I shaved down the sides of the core foam pieces since the foam would often expand past the cast (when doing this I would recommend wearing a breathing mask of some sort, cutting through the foam produced a lot of little airborne fibers that I can’t imagine are good for the lungs). I also cut a chunk in the center of the back half of cast at the widest point; this is where I placed the top of the stand. When the cores were cut down on the sides and the top of the stand fit comfortably in the center I moved onto the second layer of foam.

For the stand, my boyfriend welded me a stand that could adjust up and down, I’ve seen other people use IV poles, which is a great idea since they often have wheels on the bottom.

The second layer of foam was similar to the first. I lined the cast with more plastic wrap, sprayed down a thin layer of foam, and then pushed the cores into that fresh foam.  I sprayed more foam into the center cut in the back, and then positioned the stand in that foam. To keep the stand level and straight I held it down with bricks and threatened anyone who came near it. Lastly I sprayed a little bit of foam on top of the back half (the front will be flipped over and placed on top of this).

Lining it for the second layer of foam.


Second layer of foam, about to squish the core layer on top of this.

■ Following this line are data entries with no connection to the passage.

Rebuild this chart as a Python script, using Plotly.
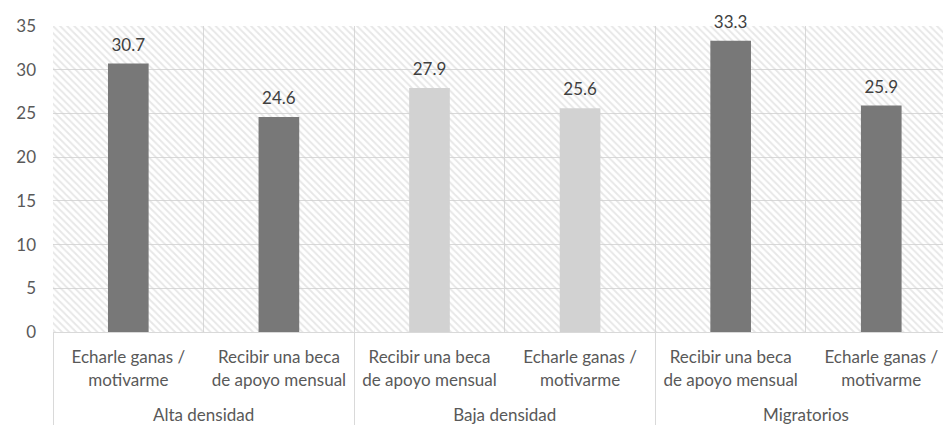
import plotly.graph_objects as go

# Data
groups = ["Alta densidad", "Alta densidad", "Baja densidad", "Baja densidad",
          "Migratorios", "Migratorios"]
reasons = ["Echarle ganas /<br>motivarme", "Recibir una beca<br>de apoyo mensual",
           "Recibir una beca<br>de apoyo mensual", "Echarle ganas /<br>motivarme",
           "Recibir una beca<br>de apoyo mensual", "Echarle ganas /<br>motivarme"]
values = [30.7, 24.6, 27.9, 25.6, 33.3, 25.9]
bar_colors = ["#787878", "#787878", "#d2d2d2", "#d2d2d2", "#787878", "#787878"]
y_max = 35
y_ticks = [0, 5, 10, 15, 20, 25, 30, 35]

# Each inner label gets a distinct invisible suffix so plotly keeps the
# within-group order as listed, plus a trailing blank line for spacing.
inner = [r + "\u200b" * i + "<br> " for i, r in enumerate(reasons)]
x = [groups, inner]
font_family = "Lato, 'Open Sans', sans-serif"

fig = go.Figure()

# Hatched plot-area background, one full-width block per category
fig.add_trace(go.Bar(
    x=x, y=[y_max] * len(values), width=1,
    marker=dict(color="rgba(0,0,0,0)", line=dict(width=0),
                pattern=dict(shape="\\", fgcolor="#d0d0d0", size=5, solidity=0.38)),
    hoverinfo="skip", showlegend=False,
))

# Data bars
fig.add_trace(go.Bar(
    x=x, y=values, width=0.27,
    marker=dict(color=bar_colors, line=dict(width=0)),
    showlegend=False,
))

# Value labels above bars
fig.add_trace(go.Scatter(
    x=x, y=values, mode="markers+text",
    text=[f"{v:.1f}" for v in values], textposition="top center",
    textfont=dict(family=font_family, size=17, color="#404040"),
    marker=dict(size=12, opacity=0),
    cliponaxis=False,
    hoverinfo="skip", showlegend=False,
))

fig.update_layout(
    width=943, height=426,
    margin=dict(l=53, r=0, t=26, b=94),
    barmode="overlay",
    paper_bgcolor="white", plot_bgcolor="white",
    font=dict(family=font_family, size=17, color="#595959"),
)

fig.update_xaxes(
    type="multicategory",
    range=[-0.5, 5.41],
    tickson="boundaries",
    showgrid=True, gridcolor="#d9d9d9", gridwidth=1,
    showline=True, linecolor="#d9d9d9", linewidth=1,
    ticks="", showdividers=True, dividercolor="#d9d9d9", dividerwidth=1,
    tickfont=dict(family=font_family, size=17, color="#595959"),
    ticklabelstandoff=10,
)

fig.update_yaxes(
    range=[0, y_max], tickvals=y_ticks,
    showgrid=True, gridcolor="#d9d9d9", gridwidth=1,
    zeroline=False, showline=False, ticks="",
    tickfont=dict(family=font_family, size=17, color="#595959"),
    ticklabelstandoff=16,
)

fig.write_html("out.html")
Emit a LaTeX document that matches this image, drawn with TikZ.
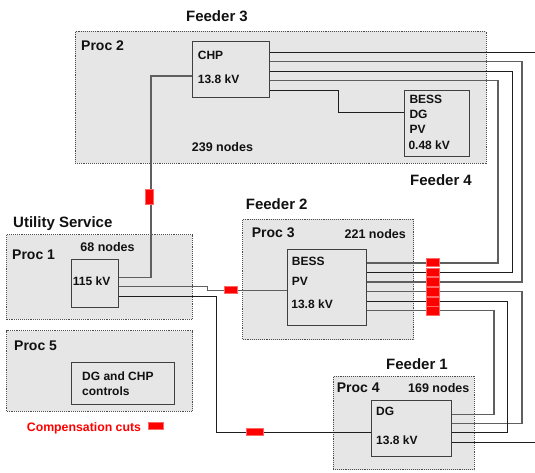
\documentclass[tikz,border=0pt]{standalone}
\usepackage{fontspec}
\setmainfont{Liberation Sans}
\usetikzlibrary{calc}
\definecolor{boxfill}{RGB}{230,230,230}
\definecolor{wdark}{RGB}{30,30,30}
\definecolor{wgray}{RGB}{95,95,95}
\definecolor{cutred}{RGB}{255,0,0}
\definecolor{txt}{RGB}{17,17,17}
\begin{document}
\begin{tikzpicture}[x=1pt,y=-1pt,
  container/.style={draw=black!70, densely dotted, line width=0.9pt, fill=boxfill, anchor=north west, inner sep=0pt},
  unit/.style={draw=black!75, line width=1pt, fill=boxfill, anchor=north west, inner sep=0pt},
  title/.style={font=\fontsize{15}{17}\selectfont\bfseries, text=txt, inner sep=0pt, anchor=base},
  proclbl/.style={font=\fontsize{14}{16}\selectfont\bfseries, text=txt, inner sep=0pt, anchor=base west},
  count/.style={font=\fontsize{12.5}{14}\selectfont\bfseries, text=txt, inner sep=0pt},
  lbl/.style={font=\fontsize{12}{14}\selectfont\bfseries, text=txt, inner sep=0pt, anchor=base west},
  darkwire/.style={draw=wdark, line width=0.9pt},
  graywire/.style={draw=wgray, line width=1.5pt},
  cut/.style={fill=cutred, draw=cutred!60, line width=0.5pt, inner sep=0pt, anchor=north west}
]
\useasboundingbox (0,0) rectangle (535,472);

% containers
\node[container, minimum width=411pt, minimum height=131.5pt] (proc2) at (74.5,31) {};
\node[container, minimum width=185.4pt, minimum height=84.7pt] (proc1) at (6.3,234.3) {};
\node[container, minimum width=186pt, minimum height=80.4pt] (proc5) at (6.3,330.3) {};
\node[container, minimum width=171pt, minimum height=120.6pt] (proc3) at (242.3,218.7) {};
\node[container, minimum width=141.3pt, minimum height=93.3pt] (proc4) at (332.7,376) {};

% units
\node[unit, minimum width=76.4pt, minimum height=56pt] (chp) at (192.3,41.3) {};
\node[unit, minimum width=65pt, minimum height=66pt] (lv) at (404.3,89.7) {};
\node[unit, minimum width=46.7pt, minimum height=48pt] (util) at (71,258.7) {};
\node[unit, minimum width=103.3pt, minimum height=42pt] (ctrl) at (71,362.3) {};
\node[unit, minimum width=79.6pt, minimum height=75.4pt] (bess) at (286.7,249.3) {};
\node[unit, minimum width=79.7pt, minimum height=56.3pt] (dg) at (371.3,399.7) {};

\coordinate (edgeA) at (536,52.3);
\coordinate (edgeB) at (536,442.3);

% wires from CHP
\draw[darkwire] (chp.east |- 0,52.3) -- (edgeA);
\draw[graywire] (chp.east |- 0,61.7) -| (522,282) -- (bess.east |- 0,282);
\draw[darkwire] (chp.east |- 0,71) -| (512.5,272.5) -- (bess.east |- 0,272.5);
\draw[graywire] (chp.east |- 0,80.7) -| (497.8,262.8) -- (bess.east |- 0,262.8);
\draw[darkwire] (chp.east |- 0,90) -| (338,112.7) -- (lv.west |- 0,112.7);

% wires from BESS to DG
\draw[graywire] (bess.east |- 0,291.5) -| (522,423.3) -- (dg.east |- 0,423.3);
\draw[darkwire] (bess.east |- 0,301) -| (507.3,432.3) -- (dg.east |- 0,432.3);
\draw[graywire] (bess.east |- 0,310.3) -| (494,414.3) -- (dg.east |- 0,414.3);
\draw[darkwire] (dg.east |- 0,442.3) -- (edgeB);

% wires from utility
\draw[graywire] (util.east |- 0,277.7) -| (151,76) -- (chp.west |- 0,76);
\draw[graywire] (util.east |- 0,286.7) -| (207.3,290.7) -- (bess.west |- 0,290.7);
\draw[darkwire] (util.east |- 0,296.3) -| (216.7,432.3) -- (dg.west |- 0,432.3);

% compensation cuts
\node[cut, minimum width=7.4pt, minimum height=15pt] (c1) at (145.3,189) {};
\node[cut, minimum width=13.3pt, minimum height=7.3pt] (c2) at (224,286) {};
\node[cut, minimum width=16.7pt, minimum height=7pt] (c3) at (246,427.5) {};
\node[cut, minimum width=13.3pt, minimum height=8.6pt] (c4) at (426,257.8) {};
\node[cut, minimum width=13.3pt, minimum height=8.6pt] (c5) at (426,267.6) {};
\node[cut, minimum width=13.3pt, minimum height=8.6pt] (c6) at (426,277.4) {};
\node[cut, minimum width=13.3pt, minimum height=8.6pt] (c7) at (426,287.2) {};
\node[cut, minimum width=13.3pt, minimum height=8.6pt] (c8) at (426,297) {};
\node[cut, minimum width=13.3pt, minimum height=8.6pt] (c9) at (426,306.3) {};
\node[cut, minimum width=14.4pt, minimum height=7.3pt] (cleg) at (148.3,422) {};

% titles
\node[title] (f3) at (217,21.4) {Feeder 3};
\node[title] (f4) at (441,185.4) {Feeder 4};
\node[title, anchor=base west] (us) at (13,227.1) {Utility Service};
\node[title, anchor=base west] (f2) at (245.7,209.4) {Feeder 2};
\node[title] (f1) at (417,369.4) {Feeder 1};

% proc labels
\node[proclbl] (lp2) at (81,50.7) {Proc 2};
\node[proclbl] (lp1) at (12,259) {Proc 1};
\node[proclbl] (lp3) at (251.7,237.3) {Proc 3};
\node[proclbl] (lp5) at (14,350.7) {Proc 5};
\node[proclbl] (lp4) at (336.7,392.3) {Proc 4};

% node counts
\node[count, anchor=base west] (n239) at (191.7,151.5) {239 nodes};
\node[count, anchor=base] (n68) at (107.5,251.2) {68 nodes};
\node[count, anchor=base east] (n221) at (406,238.8) {221 nodes};
\node[count, anchor=base east] (n169) at (469.5,392.5) {169 nodes};

% unit texts
\node[lbl] (t1) at (197.7,59.1) {CHP};
\node[lbl] (t2) at (197.7,83.1) {13.8 kV};
\node[lbl] (t3) at (409.3,103.4) {BESS};
\node[lbl] (t4) at (409.3,118.4) {DG};
\node[lbl] (t5) at (409.3,133.1) {PV};
\node[lbl] (t6) at (408.3,149.1) {0.48 kV};
\node[lbl] (t7) at (72.7,285.8) {115 kV};
\node[lbl] (t8) at (291.7,265.1) {BESS};
\node[lbl] (t9) at (291.7,285.8) {PV};
\node[lbl] (t10) at (291.2,308.1) {13.8 kV};
\node[lbl] (t11) at (82,380.7) {DG and CHP};
\node[lbl] (t12) at (82,395.7) {controls};
\node[lbl] (t13) at (376,415.8) {DG};
\node[lbl] (t14) at (376,444.1) {13.8 kV};

% legend
\node[font=\fontsize{12.3}{14}\selectfont\bfseries, text=cutred, inner sep=0pt, anchor=base west] (leg) at (26.7,431.4) {Compensation cuts};
\end{tikzpicture}
\end{document}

The next part was a little tricky, I was glad my mom was helping me and I wasn’t doing it alone. The back half of the cast was positioned with the stand and the bricks, and the front half had the two layers of foam. I gently flipped the front half of the cast over, placing it on top of the back half, one hand on the plaster and one hand holding the core foam keeping it in place in the newly sprayed foam (I really hope that made sense). At this point we sprayed more foam down along the sides and into the armholes and neck holes. Then I sprayed all the foam I had left up the bottom. 

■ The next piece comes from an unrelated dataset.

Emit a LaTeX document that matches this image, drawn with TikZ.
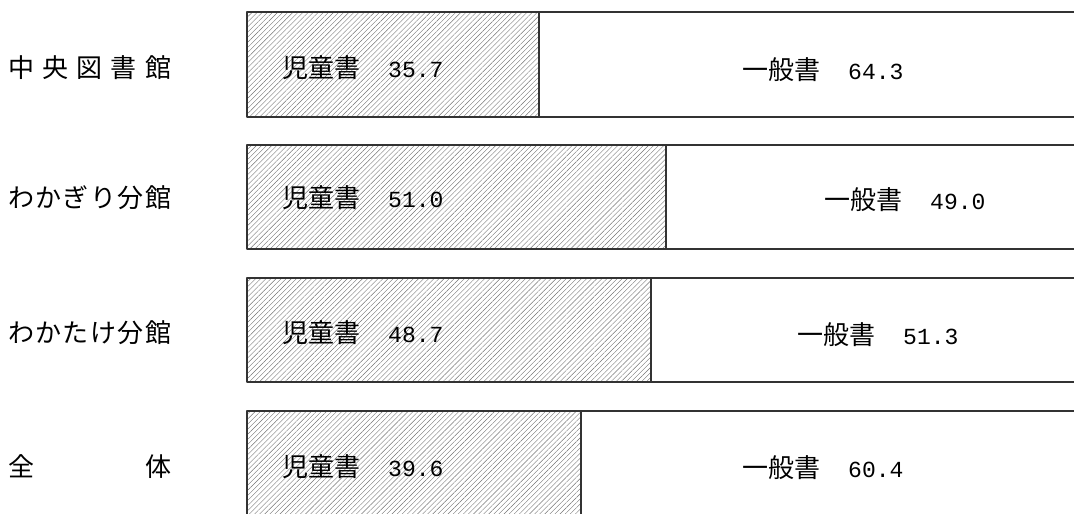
\documentclass[tikz,border=0pt]{standalone}
\usepackage{fontspec}
\setmainfont{Noto Sans CJK JP}
\newfontfamily\numfont{Liberation Mono}
\usetikzlibrary{patterns.meta}
\newcommand{\bartext}[2]{#1\hspace{28pt}{\numfont\fontsize{23}{23}\selectfont #2}}
\newcommand{\spreadname}[1]{\makebox[163pt][l]{#1}}

\begin{document}
\begin{tikzpicture}[x=1pt,y=-1pt,font=\fontsize{26}{26}\selectfont, line join=round,
	hatch/.style={pattern={Lines[angle=45,distance=3.6pt,line width=.4pt]},pattern color=black!55},
	barline/.style={line width=1.2pt,draw=black!80},
	rowname/.style={anchor=west,inner sep=0pt},
	valtext/.style={anchor=west,inner sep=0pt}]
	\useasboundingbox (0,0) rectangle (1074,514);
	\clip (0,0) rectangle (1074,514);
	\def\xl{247}
	\def\xr{1090}
	%Hàng 1
	\fill[hatch] (\xl,12) rectangle (539,117);
	\draw[barline] (\xr,12)--(\xl,12)--(\xl,117)--(\xr,117) (539,12)--(539,117);
	%Hàng 2
	\fill[hatch] (\xl,145) rectangle (666,249);
	\draw[barline] (\xr,145)--(\xl,145)--(\xl,249)--(\xr,249) (666,145)--(666,249);
	%Hàng 3
	\fill[hatch] (\xl,278) rectangle (651,382);
	\draw[barline] (\xr,278)--(\xl,278)--(\xl,382)--(\xr,382) (651,278)--(651,382);
	%Hàng 4
	\fill[hatch] (\xl,411) rectangle (581,530);
	\draw[barline] (\xr,411)--(\xl,411)--(\xl,530) (581,411)--(581,530);
	
	\node[rowname] (lib1) at (8,68) {\spreadname{中\hfill 央\hfill 図\hfill 書\hfill 館}};
	\node[rowname] (lib2) at (8,198) {\spreadname{わ\hfill か\hfill ぎ\hfill り\hfill 分\hfill 館}};
	\node[rowname] (lib3) at (8,333) {\spreadname{わ\hfill か\hfill た\hfill け\hfill 分\hfill 館}};
	\node[rowname] (lib4) at (8,467) {\spreadname{全\hfill 体}};
	
	\node[valtext] (kid1) at (282,68) {\bartext{児童書}{35.7}};
	\node[valtext] (kid2) at (282,198) {\bartext{児童書}{51.0}};
	\node[valtext] (kid3) at (282,333) {\bartext{児童書}{48.7}};
	\node[valtext] (kid4) at (282,467) {\bartext{児童書}{39.6}};
	
	\node[valtext] (gen1) at (742,70) {\bartext{一般書}{64.3}};
	\node[valtext] (gen2) at (824,200) {\bartext{一般書}{49.0}};
	\node[valtext] (gen3) at (797,335) {\bartext{一般書}{51.3}};
	\node[valtext] (gen4) at (742,468) {\bartext{一般書}{60.4}};
\end{tikzpicture}
\end{document}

Next I taped the cast together, this part was really messy (one of the blogs I mentioned above used wire to secure the cast as it was drying, I think this would also work here with the foam. You could lay the wire down beforehand under the cast then bring it up and twist it in the front, I think this would work just as well as the duct tape, and cut down the mess).  I used duct tape and just wrapped it around where I could, I did have to lift up the cast with the stand, but the foam wasn’t set yet so once the tape was on I readjusted the stand to where I wanted it to be. When I made my form we didn’t put a lot of tape around the shoulders and consequently my form has slightly wider shoulders than I do, so when we did my mom’s we made sure the shoulders were really secure. Also as I wrapped the duct tape I continually checked that the back half and front half of the cast were lining up on the sides and shoulders, this seems obvious but I thought I should mention it. 



Once it was taped together we let it dry for 3 days, just to make sure it was really set and dry.



After three days we stood it up, cut off the tape, and wiggled the cast off (the cast got stuck in some places but the plastic wrap preserved it enough that if we needed to use the cast again we could). 

Peeling off the last bits of saran wrap that we could.

There were a couple of spots that needed to be shaved down, the neck, the armholes, the bottom, and a little bit on the sides, we just used an old steak knife to do this, it worked the best.
To cover my form I went to Target and found a turtleneck on clearance (I was little sick of making my form at this point and couldn’t bring myself to sew a cover). When it was on my form I pinned it underneath the bust to help it match the shape more. I tied off the arms and used the extra I cut off from the sleeves to cover the bottom, pinning it all in place. The pins are now a permanent feature of the form and I’ve never had a problem with them, they are secure in the foam and don’t move.

To say I’ve been happy with my dress form is an understatement, it has been awesome! My mom made my wedding dress a little more than a year ago, and the dress form made the whole process a lot easier, and my dress fit me great.  


If anyone has been thinking about doing this, DO IT! It was worth all the trouble and probably only cost me about $100 in supplies. If you have any questions don’t hesitate to ask, I love to talk about it and I’m thrilled when I see other people who have made their own.